• What is expected
Search the material for the word "this" and copy each line that holds it.

• Record excerpts
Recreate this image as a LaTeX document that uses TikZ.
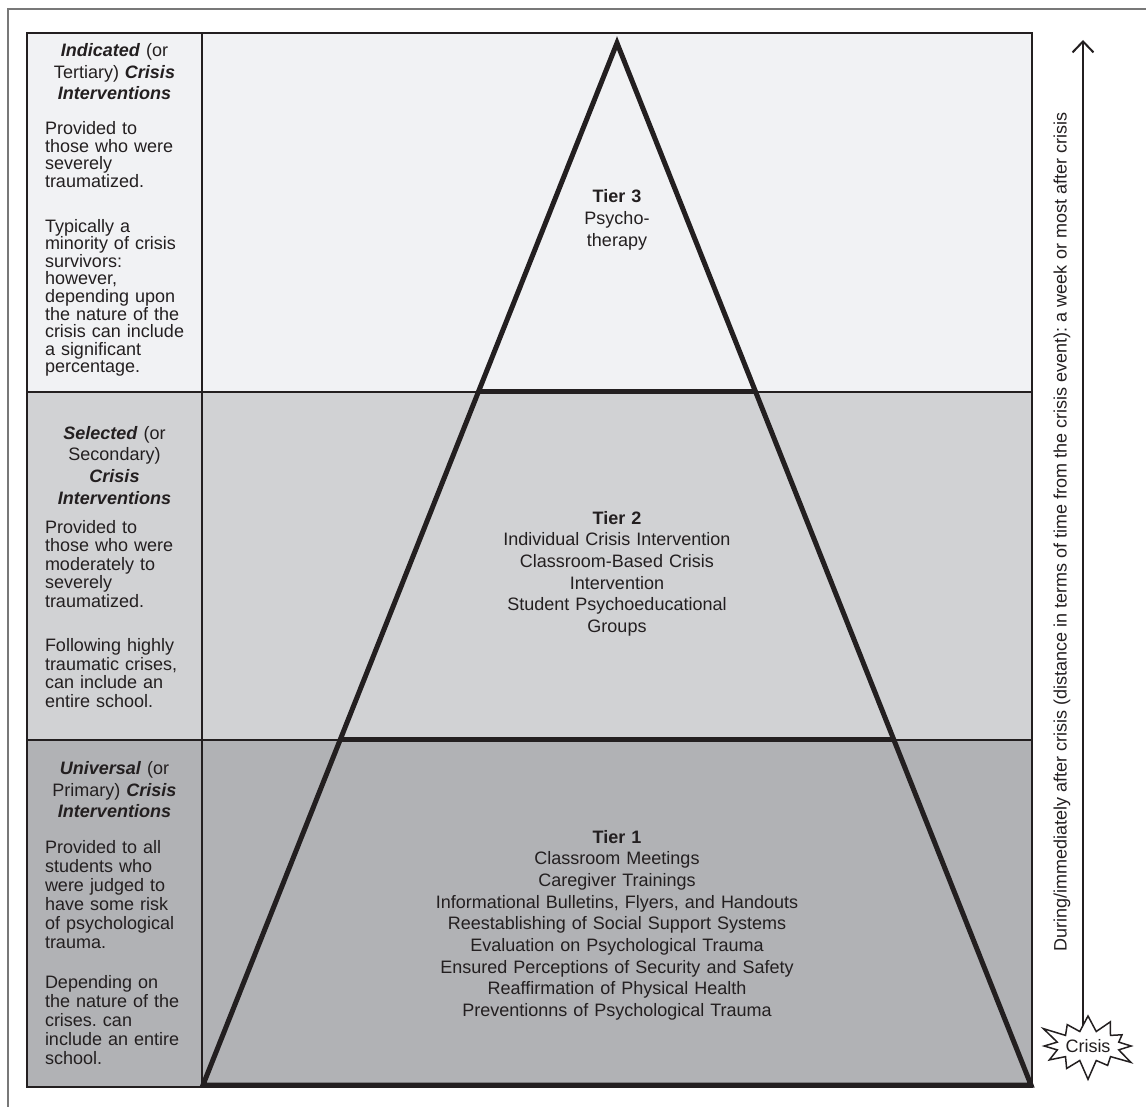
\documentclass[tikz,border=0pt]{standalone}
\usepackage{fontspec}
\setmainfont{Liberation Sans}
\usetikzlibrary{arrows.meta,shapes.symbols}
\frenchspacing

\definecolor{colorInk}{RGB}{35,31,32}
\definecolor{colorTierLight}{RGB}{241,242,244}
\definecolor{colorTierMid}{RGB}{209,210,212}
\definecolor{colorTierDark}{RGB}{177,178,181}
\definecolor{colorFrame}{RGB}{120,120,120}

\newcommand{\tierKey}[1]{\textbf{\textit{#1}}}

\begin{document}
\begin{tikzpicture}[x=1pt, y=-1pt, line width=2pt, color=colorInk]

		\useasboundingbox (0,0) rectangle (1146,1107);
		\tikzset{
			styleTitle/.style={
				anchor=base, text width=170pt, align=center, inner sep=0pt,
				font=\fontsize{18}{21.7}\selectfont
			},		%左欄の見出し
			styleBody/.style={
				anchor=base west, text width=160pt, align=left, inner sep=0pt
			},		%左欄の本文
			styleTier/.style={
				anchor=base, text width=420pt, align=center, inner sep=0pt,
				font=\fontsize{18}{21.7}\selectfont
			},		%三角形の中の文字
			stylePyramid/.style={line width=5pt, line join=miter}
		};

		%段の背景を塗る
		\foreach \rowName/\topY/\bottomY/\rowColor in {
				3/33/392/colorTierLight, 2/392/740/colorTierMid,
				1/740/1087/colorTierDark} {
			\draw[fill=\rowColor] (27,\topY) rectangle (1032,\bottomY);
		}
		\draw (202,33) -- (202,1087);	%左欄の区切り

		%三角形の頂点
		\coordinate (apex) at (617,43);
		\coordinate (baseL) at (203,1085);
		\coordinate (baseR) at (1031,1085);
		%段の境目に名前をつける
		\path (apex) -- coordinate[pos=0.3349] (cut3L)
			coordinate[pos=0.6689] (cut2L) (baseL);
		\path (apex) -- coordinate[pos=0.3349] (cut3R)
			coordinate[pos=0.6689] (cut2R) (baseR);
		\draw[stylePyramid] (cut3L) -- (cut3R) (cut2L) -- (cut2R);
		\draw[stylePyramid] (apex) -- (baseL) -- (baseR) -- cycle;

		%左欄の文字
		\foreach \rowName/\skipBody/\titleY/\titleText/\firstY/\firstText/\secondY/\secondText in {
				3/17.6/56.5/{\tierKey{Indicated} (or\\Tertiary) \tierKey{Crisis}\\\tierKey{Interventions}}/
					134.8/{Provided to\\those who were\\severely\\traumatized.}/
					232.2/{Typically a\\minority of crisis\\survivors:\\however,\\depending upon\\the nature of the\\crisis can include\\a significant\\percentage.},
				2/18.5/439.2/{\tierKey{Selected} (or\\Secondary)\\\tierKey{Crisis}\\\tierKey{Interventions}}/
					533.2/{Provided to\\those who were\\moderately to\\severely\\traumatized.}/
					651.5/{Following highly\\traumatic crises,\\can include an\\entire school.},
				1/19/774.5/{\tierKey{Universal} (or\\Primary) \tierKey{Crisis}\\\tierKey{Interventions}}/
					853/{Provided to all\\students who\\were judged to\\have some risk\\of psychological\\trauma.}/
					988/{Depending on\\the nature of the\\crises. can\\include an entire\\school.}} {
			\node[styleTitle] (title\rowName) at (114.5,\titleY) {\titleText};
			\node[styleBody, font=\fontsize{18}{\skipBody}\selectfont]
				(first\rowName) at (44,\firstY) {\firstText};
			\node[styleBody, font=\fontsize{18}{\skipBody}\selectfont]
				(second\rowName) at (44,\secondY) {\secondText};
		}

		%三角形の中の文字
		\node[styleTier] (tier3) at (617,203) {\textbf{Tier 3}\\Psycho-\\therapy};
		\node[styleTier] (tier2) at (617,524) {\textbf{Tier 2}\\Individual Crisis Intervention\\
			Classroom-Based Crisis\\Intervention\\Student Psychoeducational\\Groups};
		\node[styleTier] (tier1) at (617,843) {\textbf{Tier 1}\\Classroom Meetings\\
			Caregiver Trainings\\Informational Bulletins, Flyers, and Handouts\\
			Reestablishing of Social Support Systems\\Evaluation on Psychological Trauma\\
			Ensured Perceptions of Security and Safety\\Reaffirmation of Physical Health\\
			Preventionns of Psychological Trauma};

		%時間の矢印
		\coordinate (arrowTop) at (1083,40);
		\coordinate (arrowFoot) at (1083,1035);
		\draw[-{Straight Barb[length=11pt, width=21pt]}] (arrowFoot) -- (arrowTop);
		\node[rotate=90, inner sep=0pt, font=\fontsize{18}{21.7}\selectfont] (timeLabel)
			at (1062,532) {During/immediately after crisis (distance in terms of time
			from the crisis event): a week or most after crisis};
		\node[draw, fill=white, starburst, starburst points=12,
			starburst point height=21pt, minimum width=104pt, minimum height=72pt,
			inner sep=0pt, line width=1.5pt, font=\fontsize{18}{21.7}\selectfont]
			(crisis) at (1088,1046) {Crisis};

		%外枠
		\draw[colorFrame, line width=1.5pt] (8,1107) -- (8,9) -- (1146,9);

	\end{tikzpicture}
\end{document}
* * *
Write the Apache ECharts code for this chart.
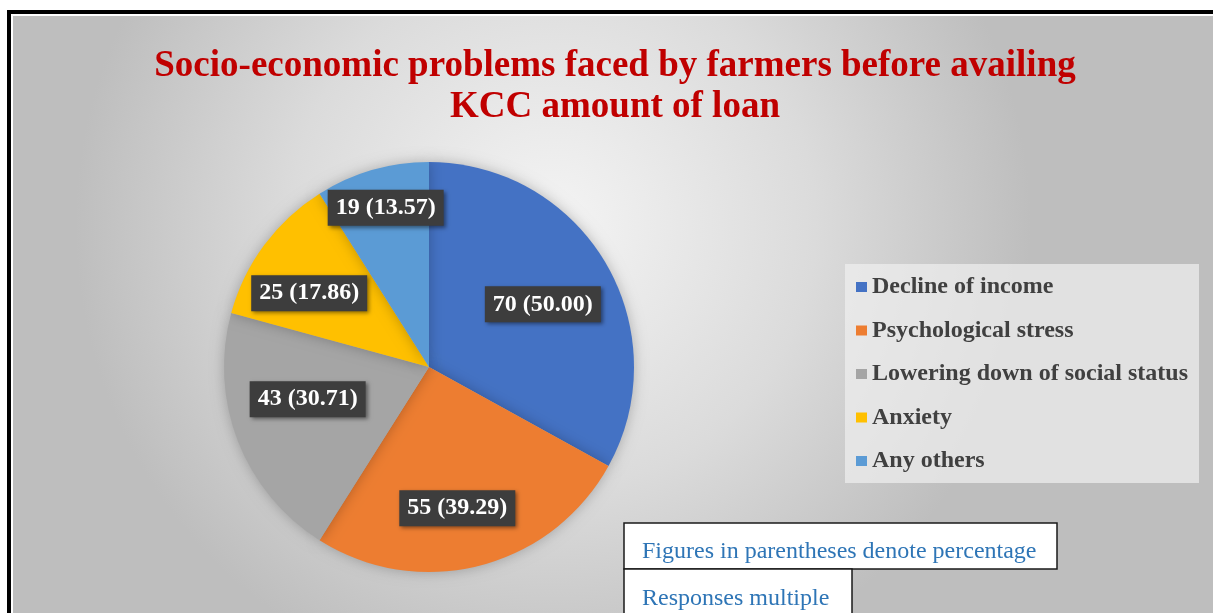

• Response
Recreate this image as a LaTeX document that uses TikZ.
Write the Apache ECharts code for this chart.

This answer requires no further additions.